== Work to be completed ==
From the first line of the listing below, retype each line up to and including the one with "const xTicks = [0, 10, 20, 30, 40, 50];"; pictures stay out.

------------------------------------------------

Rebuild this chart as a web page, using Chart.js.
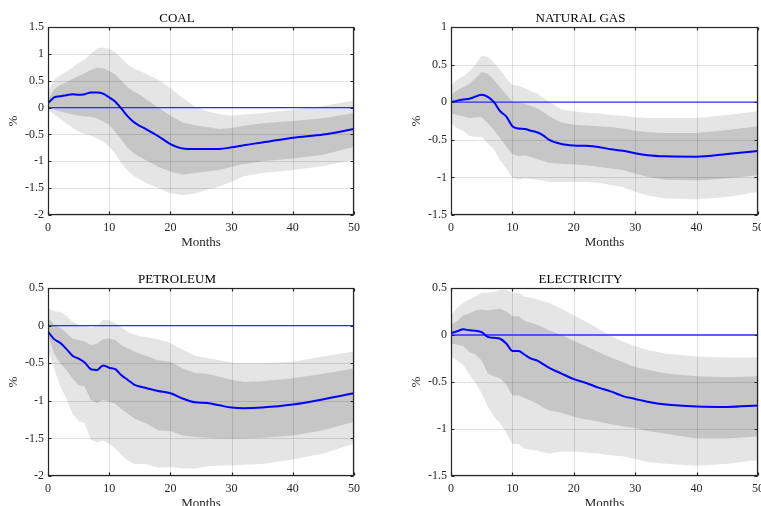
<!DOCTYPE html>
<html>
<head>
<meta charset="utf-8">
<script src="https://cdn.jsdelivr.net/npm/chart.js@4.4.1/dist/chart.umd.min.js"></script>
<style>
  html, body { margin: 0; padding: 0; background: #ffffff; overflow: hidden; width: 761px; height: 506px; }
  canvas { position: absolute; }
</style>
</head>
<body>
<canvas id="cCoal" width="402" height="250" style="left:0px;top:0px;"></canvas>
<canvas id="cGas" width="403" height="250" style="left:403px;top:0px;"></canvas>
<canvas id="cPet" width="402" height="250" style="left:0px;top:261px;"></canvas>
<canvas id="cElec" width="403" height="250" style="left:403px;top:261px;"></canvas>
<script>
// ---------------- DATA ----------------
const months = [0,1,2,3,4,5,6,7,8,9,10,11,12,13,14,15,16,18,20,22,24,26,28,30,32,35,40,45,50];
const zeroMonths = [0, 50];
const zeroValues = [0, 0];
const xTicks = [0, 10, 20, 30, 40, 50];

// COAL
const coalIrf     = [0.08,0.19,0.21,0.23,0.25,0.24,0.25,0.28,0.28,0.26,0.19,0.11,-0.02,-0.16,-0.27,-0.34,-0.40,-0.53,-0.68,-0.76,-0.77,-0.77,-0.77,-0.74,-0.70,-0.65,-0.56,-0.50,-0.40];
const coalHi90    = [0.30,0.52,0.60,0.67,0.75,0.83,0.90,1.00,1.10,1.12,1.09,1.03,0.92,0.80,0.73,0.68,0.63,0.52,0.36,0.18,0.02,-0.07,-0.12,-0.15,-0.13,-0.10,-0.04,0.03,0.13];
const coalHi68    = [0.14,0.34,0.42,0.47,0.53,0.59,0.64,0.70,0.74,0.73,0.68,0.61,0.50,0.38,0.30,0.24,0.16,0.00,-0.15,-0.28,-0.33,-0.36,-0.40,-0.38,-0.34,-0.29,-0.25,-0.20,-0.10];
const coalLo68    = [-0.01,-0.04,-0.07,-0.10,-0.13,-0.15,-0.16,-0.17,-0.20,-0.26,-0.32,-0.45,-0.60,-0.75,-0.85,-0.92,-0.98,-1.10,-1.19,-1.25,-1.22,-1.19,-1.16,-1.10,-1.05,-1.00,-0.95,-0.88,-0.73];
const coalLo90    = [-0.04,-0.13,-0.21,-0.29,-0.37,-0.45,-0.49,-0.52,-0.57,-0.63,-0.73,-0.86,-1.04,-1.17,-1.27,-1.34,-1.40,-1.50,-1.59,-1.63,-1.60,-1.53,-1.47,-1.38,-1.28,-1.22,-1.16,-1.09,-0.97];

// NATURAL GAS
const gasIrf      = [0,0.02,0.035,0.045,0.075,0.10,0.07,0.0,-0.12,-0.19,-0.32,-0.35,-0.355,-0.38,-0.40,-0.44,-0.50,-0.555,-0.575,-0.58,-0.595,-0.625,-0.645,-0.68,-0.705,-0.72,-0.725,-0.69,-0.65];
const gasHi90     = [0.23,0.30,0.35,0.41,0.50,0.62,0.60,0.52,0.43,0.32,0.23,0.22,0.19,0.15,0.12,0.06,0.01,-0.10,-0.12,-0.14,-0.15,-0.17,-0.18,-0.20,-0.21,-0.21,-0.21,-0.17,-0.12];
const gasHi68     = [0.10,0.16,0.20,0.25,0.32,0.40,0.38,0.30,0.20,0.10,0.01,0.00,-0.02,-0.05,-0.08,-0.13,-0.19,-0.27,-0.30,-0.31,-0.32,-0.33,-0.35,-0.38,-0.40,-0.41,-0.41,-0.37,-0.32];
const gasLo68     = [-0.15,-0.17,-0.19,-0.21,-0.20,-0.20,-0.28,-0.37,-0.48,-0.59,-0.69,-0.72,-0.71,-0.73,-0.76,-0.78,-0.81,-0.82,-0.83,-0.84,-0.86,-0.88,-0.90,-0.95,-0.99,-1.03,-1.04,-1.01,-0.97];
const gasLo90     = [-0.28,-0.35,-0.38,-0.45,-0.46,-0.46,-0.55,-0.63,-0.77,-0.88,-1.00,-1.03,-1.01,-1.02,-1.03,-1.04,-1.06,-1.06,-1.06,-1.06,-1.07,-1.10,-1.13,-1.19,-1.24,-1.28,-1.29,-1.26,-1.19];

// PETROLEUM
const petIrf      = [-0.08,-0.18,-0.23,-0.31,-0.40,-0.44,-0.49,-0.58,-0.59,-0.53,-0.56,-0.58,-0.66,-0.72,-0.78,-0.81,-0.83,-0.87,-0.90,-0.97,-1.02,-1.03,-1.06,-1.09,-1.10,-1.09,-1.05,-0.98,-0.90];
const petHi90     = [0.23,0.19,0.18,0.13,0.05,0.01,0.00,-0.03,-0.01,0.08,0.07,0.03,-0.03,-0.08,-0.12,-0.14,-0.15,-0.18,-0.23,-0.32,-0.40,-0.43,-0.46,-0.49,-0.50,-0.50,-0.48,-0.41,-0.34];
const petHi68     = [0.10,0.01,-0.03,-0.10,-0.17,-0.19,-0.21,-0.26,-0.24,-0.18,-0.17,-0.19,-0.26,-0.30,-0.34,-0.37,-0.40,-0.46,-0.48,-0.57,-0.63,-0.64,-0.68,-0.72,-0.75,-0.74,-0.70,-0.64,-0.57];
const petLo68     = [-0.12,-0.37,-0.50,-0.59,-0.70,-0.79,-0.81,-0.99,-1.03,-0.99,-1.01,-1.04,-1.11,-1.17,-1.23,-1.27,-1.30,-1.39,-1.40,-1.46,-1.48,-1.49,-1.50,-1.50,-1.50,-1.49,-1.46,-1.39,-1.28];
const petLo90     = [-0.32,-0.57,-0.81,-0.97,-1.17,-1.27,-1.30,-1.52,-1.55,-1.53,-1.57,-1.63,-1.72,-1.79,-1.84,-1.84,-1.84,-1.89,-1.88,-1.90,-1.90,-1.87,-1.86,-1.86,-1.85,-1.84,-1.78,-1.70,-1.57];

// ELECTRICITY
const elecIrf     = [0.02,0.04,0.06,0.05,0.045,0.03,-0.02,-0.03,-0.04,-0.09,-0.17,-0.17,-0.21,-0.25,-0.27,-0.31,-0.35,-0.41,-0.47,-0.51,-0.56,-0.60,-0.65,-0.68,-0.71,-0.74,-0.76,-0.765,-0.75];
const elecHi90    = [0.21,0.29,0.34,0.38,0.41,0.45,0.45,0.46,0.48,0.48,0.45,0.45,0.41,0.40,0.38,0.36,0.34,0.28,0.21,0.14,0.07,-0.01,-0.07,-0.12,-0.16,-0.20,-0.23,-0.24,-0.24];
const elecHi68    = [0.11,0.15,0.21,0.23,0.26,0.27,0.26,0.27,0.28,0.25,0.20,0.20,0.15,0.13,0.11,0.08,0.05,0.00,-0.06,-0.12,-0.18,-0.24,-0.29,-0.34,-0.37,-0.41,-0.44,-0.45,-0.44];
const elecLo68    = [-0.09,-0.10,-0.12,-0.18,-0.21,-0.27,-0.41,-0.44,-0.46,-0.53,-0.64,-0.64,-0.67,-0.70,-0.73,-0.77,-0.80,-0.83,-0.87,-0.90,-0.92,-0.95,-0.97,-0.99,-1.02,-1.05,-1.10,-1.10,-1.08];
const elecLo90    = [-0.23,-0.27,-0.32,-0.42,-0.51,-0.62,-0.76,-0.87,-0.94,-1.04,-1.16,-1.16,-1.21,-1.22,-1.23,-1.25,-1.26,-1.24,-1.24,-1.25,-1.26,-1.28,-1.29,-1.32,-1.35,-1.37,-1.39,-1.37,-1.33];

// ---------------- STYLE ----------------
const FONT = "'Liberation Serif', 'Times New Roman', serif";
const LIGHT = '#e5e5e5';
const DARK = '#c6c6c6';
const AXIS = '#262626';

function pts(xs, ys) { return xs.map((x, i) => ({ x: x, y: ys[i] })); }
function fmt(v) { return String(Math.round(v * 100) / 100); }

const framePlugin = {
  id: 'matlabFrame',
  beforeDatasetDraw(chart, args) {
    if (args.index !== 1) return;
    const { ctx, chartArea: a, scales: { x, y } } = chart;
    ctx.save();
    ctx.strokeStyle = 'rgba(0,0,0,0.12)';
    ctx.lineWidth = 1;
    ctx.beginPath();
    x.ticks.forEach(t => {
      const px = Math.round(x.getPixelForValue(t.value)) + 0.5;
      ctx.moveTo(px, a.top); ctx.lineTo(px, a.bottom);
    });
    y.ticks.forEach(t => {
      if (Math.abs(t.value) < 1e-9) return;
      const py = Math.round(y.getPixelForValue(t.value)) + 0.5;
      ctx.moveTo(a.left, py); ctx.lineTo(a.right, py);
    });
    ctx.stroke();
    ctx.restore();
  },
  afterDraw(chart) {
    const { ctx, chartArea: a, scales: { x, y } } = chart;
    ctx.save();
    ctx.strokeStyle = AXIS;
    ctx.lineWidth = 1.2;
    const L = Math.round(a.left) + 0.5, R = Math.round(a.right) - 0.5;
    const T = Math.round(a.top) + 0.5, B = Math.round(a.bottom) - 0.5;
    ctx.strokeRect(L, T, R - L, B - T);
    const tl = 3;
    ctx.beginPath();
    x.ticks.forEach(t => {
      const px = Math.round(x.getPixelForValue(t.value)) + 0.5;
      ctx.moveTo(px, B); ctx.lineTo(px, B - tl);
      ctx.moveTo(px, T); ctx.lineTo(px, T + tl);
    });
    y.ticks.forEach(t => {
      const py = Math.round(y.getPixelForValue(t.value)) + 0.5;
      ctx.moveTo(L, py); ctx.lineTo(L + tl, py);
      ctx.moveTo(R, py); ctx.lineTo(R - tl, py);
    });
    ctx.stroke();
    ctx.restore();
  }
};

function makeChart(id, title, yMin, yMax, irf, hi90, hi68, lo68, lo90) {
  const band = (data, fill, color) => ({
    data: pts(months, data), fill: fill, backgroundColor: color,
    borderColor: 'transparent', borderWidth: 0, pointRadius: 0, tension: 0
  });
  new Chart(document.getElementById(id), {
    type: 'line',
    data: {
      datasets: [
        { data: pts(months, irf), borderColor: '#0000ff', borderWidth: 2, pointRadius: 0,
          fill: false, cubicInterpolationMode: 'monotone' },
        { data: pts(zeroMonths, zeroValues), borderColor: '#2b2bff', borderWidth: 1.3, pointRadius: 0,
          fill: false, tension: 0 },
        band(hi68, '+1', DARK),
        band(lo68, false, DARK),
        band(hi90, '+1', LIGHT),
        band(lo90, false, LIGHT)
      ]
    },
    plugins: [framePlugin],
    options: {
      responsive: false,
      animation: false,
      devicePixelRatio: 1,
      events: [],
      layout: { padding: { left: 0, top: 0, right: 48, bottom: 0 } },
      plugins: {
        legend: { display: false },
        tooltip: { enabled: false },
        title: {
          display: true, text: title, color: '#000',
          font: { family: FONT, size: 13, weight: 'normal', lineHeight: 1 },
          padding: { top: 12.5, bottom: 1.5 }
        }
      },
      scales: {
        x: {
          type: 'linear', min: 0, max: 50,
          afterBuildTicks: s => { s.ticks = xTicks.map(v => ({ value: v })); },
          ticks: { color: AXIS, font: { family: FONT, size: 12 }, padding: 5.5, maxRotation: 0 },
          grid: { display: false, drawTicks: false, tickLength: 0 },
          border: { display: false },
          title: { display: true, text: 'Months', color: AXIS,
                   font: { family: FONT, size: 13, lineHeight: 1 }, padding: { top: 0, bottom: 1 } },
          afterFit: s => { s.height = 35; s.paddingLeft = 0; s.paddingRight = 0; }
        },
        y: {
          min: yMin, max: yMax,
          ticks: { stepSize: 0.5, color: AXIS, font: { family: FONT, size: 12 }, padding: 4,
                   callback: v => fmt(v) },
          grid: { display: false, drawTicks: false, tickLength: 0 },
          border: { display: false },
          title: { display: true, text: '%', color: AXIS,
                   font: { family: FONT, size: 13, lineHeight: 1 }, padding: { top: 7.5, bottom: 0 } },
          afterFit: s => { s.width = 48; s.paddingTop = 0; s.paddingBottom = 0; }
        }
      }
    }
  });
}

makeChart('cCoal', 'COAL', -2, 1.5, coalIrf, coalHi90, coalHi68, coalLo68, coalLo90);
makeChart('cGas', 'NATURAL GAS', -1.5, 1, gasIrf, gasHi90, gasHi68, gasLo68, gasLo90);
makeChart('cPet', 'PETROLEUM', -2, 0.5, petIrf, petHi90, petHi68, petLo68, petLo90);
makeChart('cElec', 'ELECTRICITY', -1.5, 0.5, elecIrf, elecHi90, elecHi68, elecLo68, elecLo90);
</script>
</body>
</html>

------------------------------------------------

== Answer to the exercise ==
Rebuild this chart as a web page, using Chart.js.
<!DOCTYPE html>
<html>
<head>
<meta charset="utf-8">
<script src="https://cdn.jsdelivr.net/npm/chart.js@4.4.1/dist/chart.umd.min.js"></script>
<style>
  html, body { margin: 0; padding: 0; background: #ffffff; overflow: hidden; width: 761px; height: 506px; }
  canvas { position: absolute; }
</style>
</head>
<body>
<canvas id="cCoal" width="402" height="250" style="left:0px;top:0px;"></canvas>
<canvas id="cGas" width="403" height="250" style="left:403px;top:0px;"></canvas>
<canvas id="cPet" width="402" height="250" style="left:0px;top:261px;"></canvas>
<canvas id="cElec" width="403" height="250" style="left:403px;top:261px;"></canvas>
<script>
// ---------------- DATA ----------------
const months = [0,1,2,3,4,5,6,7,8,9,10,11,12,13,14,15,16,18,20,22,24,26,28,30,32,35,40,45,50];
const zeroMonths = [0, 50];
const zeroValues = [0, 0];
const xTicks = [0, 10, 20, 30, 40, 50];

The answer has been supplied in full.